An inspection light is a focused, high-output detailing light that reveals swirl marks, holograms, marring, and coating high spots invisible under ordinary lighting.

What it means

An inspection light is a focused, high-output light used to judge the true condition of car paint. It is often called a swirl-finder or a detailing light. Ordinary indoor lighting and overcast shade are soft and diffuse, so they wash out fine defects and make a finish look better than it is. An inspection light works the opposite way: its concentrated beam rakes across the panel at an angle, and that hard light throws every imperfection into sharp relief. Under it, swirl marks, holograms, light marring, water spots, and the high spots left by an uneven coating all become clearly visible. Detailers rely on it at two points. Before work, it shows exactly what the paint needs. After each polishing stage, it confirms whether the defects are actually gone or only hidden by the lighting.

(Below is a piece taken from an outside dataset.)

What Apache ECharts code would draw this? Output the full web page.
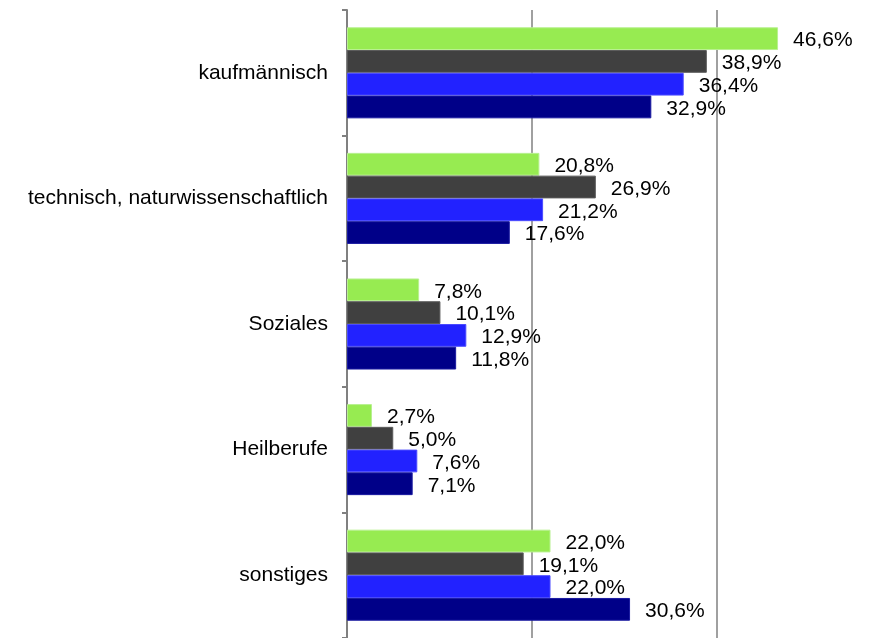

Why it matters in Singapore

Bright tropical daylight and deep shade are both deceptive. They flatter paint and hide defects, so a finish that looks clean in a car park can be full of swirl marks. An inspection light removes that guesswork. It lets Singapore owners and detailers see the real state of the paint, so correction and coating work is judged on what the surface actually shows, not on a forgiving light.

How Revol Carz handles this

Revol Carz inspects paint under focused lighting before quoting any correction, so the plan is based on real defects, not a hopeful glance. We check again under the same light after each polishing stage, and after a coating cures, to confirm defects are removed and no high spots remain. It keeps the work honest from start to finish.